With a super small team of just two people (and a BTS camera) we were extremely flexible and able to scout and capture locations within minutes. While we had list of shots that we really wanted to get (an open hydrant, skateboarder with the skyline, handball player and pigeons), we were surprised by others: Members of the Ghetto Riders in a water gun fight or a dog running in Maria Hernandez Park in Bushwick, shots that would have been impossible without this set-up and would otherwise require an intense production and budget of a commercial shoot.
Getting the timing right was the most difficult thing for those shots. A stationary slow-motion shot is easy - but timing the TERO so that the camera would pass the subject right at the perfect moment, the peak moment when the water balloons are mid air, the hand of the skinny handballs player hits the ball or the passing hasid is perfectly frozen, mid step; thats the tricky part.

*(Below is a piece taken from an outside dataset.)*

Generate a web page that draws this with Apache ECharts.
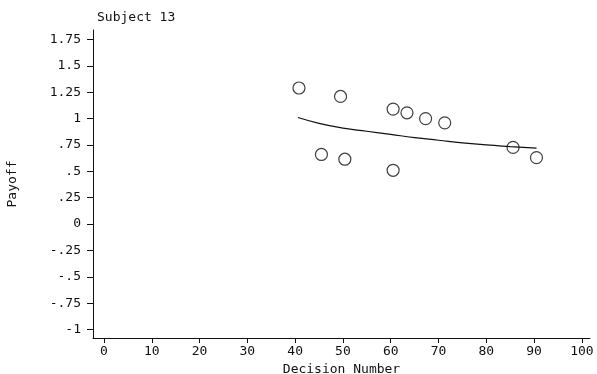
<!DOCTYPE html>
<html><head><meta charset="utf-8">
<script src="https://cdn.jsdelivr.net/npm/echarts@6/dist/echarts.min.js"></script>
<style>html,body{margin:0;padding:0;background:#fff}#c{width:597px;height:374px}</style>
</head><body><div id="c"></div>
<script>
const decisionX = [40.8, 49.5, 60.5, 63.4, 67.3, 71.3, 85.6, 90.5, 45.5, 50.4, 60.5];
const payoffY   = [1.29, 1.21, 1.09, 1.055, 1.0, 0.96, 0.727, 0.63, 0.66, 0.615, 0.51];
const fitX = [40.6, 45, 50, 55, 60, 65, 70, 75, 80, 85, 90.5];
const fitY = [1.01, 0.955, 0.91, 0.88, 0.85, 0.82, 0.795, 0.77, 0.75, 0.735, 0.72];
const xTicks = [0, 10, 20, 30, 40, 50, 60, 70, 80, 90, 100];
const yTicks = [-1, -0.75, -0.5, -0.25, 0, 0.25, 0.5, 0.75, 1, 1.25, 1.5, 1.75];
const yTickLabels = ['-1', '-.75', '-.5', '-.25', '0', '.25', '.5', '.75', '1', '1.25', '1.5', '1.75'];

const font = '"DejaVu Sans Mono", "Liberation Mono", monospace';
const chart = echarts.init(document.getElementById('c'));
chart.setOption({
  animation: false,
  backgroundColor: '#fff',
  title: {
    text: 'Subject 13', left: 92, top: 6,
    textStyle: {fontFamily: font, fontSize: 13, fontWeight: 'normal', color: '#111'}
  },
  grid: {left: 93, right: 7, top: 30, bottom: 36, containLabel: false, outerBoundsMode: 'none'},
  xAxis: {
    type: 'value', min: -2.3, max: 101.7,
    name: 'Decision Number', nameLocation: 'middle', nameGap: 19,
    nameTextStyle: {fontFamily: font, fontSize: 13, color: '#111'},
    axisLine: {onZero: false, lineStyle: {color: '#111', width: 1}},
    axisTick: {customValues: xTicks, length: 5, lineStyle: {color: '#111'}},
    axisLabel: {customValues: xTicks, fontFamily: font, fontSize: 13, color: '#111', margin: 7},
    splitLine: {show: false}
  },
  yAxis: {
    type: 'value', min: -1.08, max: 1.84,
    name: 'Payoff', nameLocation: 'middle', nameGap: 74, nameRotate: 90,
    nameTextStyle: {fontFamily: font, fontSize: 13, color: '#111'},
    axisLine: {show: true, onZero: false, lineStyle: {color: '#111', width: 1}},
    axisTick: {show: true, customValues: yTicks, length: 6, lineStyle: {color: '#111'}},
    axisLabel: {customValues: yTicks, fontFamily: font, fontSize: 13, color: '#111', margin: 12,
      formatter: v => { const i = yTicks.findIndex(t => Math.abs(t - v) < 1e-6); return i >= 0 ? yTickLabels[i] : ''; }},
    splitLine: {show: false}
  },
  series: [
    {
      type: 'line', data: fitX.map((x, i) => [x, fitY[i]]),
      smooth: true, showSymbol: false, symbol: 'none',
      lineStyle: {color: '#111', width: 1.2}
    },
    {
      type: 'scatter', data: decisionX.map((x, i) => [x, payoffY[i]]),
      symbol: 'circle', symbolSize: 12,
      itemStyle: {color: 'rgba(255,255,255,0)', borderColor: '#111', borderWidth: 1.2}
    }
  ]
});
</script></body></html>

To achieve an instant acceleration without endangering the expensive camera, we added a wheelie bar to the TERO. While it generally picks up a bit more vibration from a rough underground, this was the solution to get the timing right and the TERO up to impressive and fairly scary speeds.
Overall I was amazed by the footage that we were able to capture. I had a vision for the feel and look I was going for - but had no idea if we could actually pull it off with the Tero-Phantom combo and a documentary approach to a very stylized video. I am glad it all paid off and came together that nicely.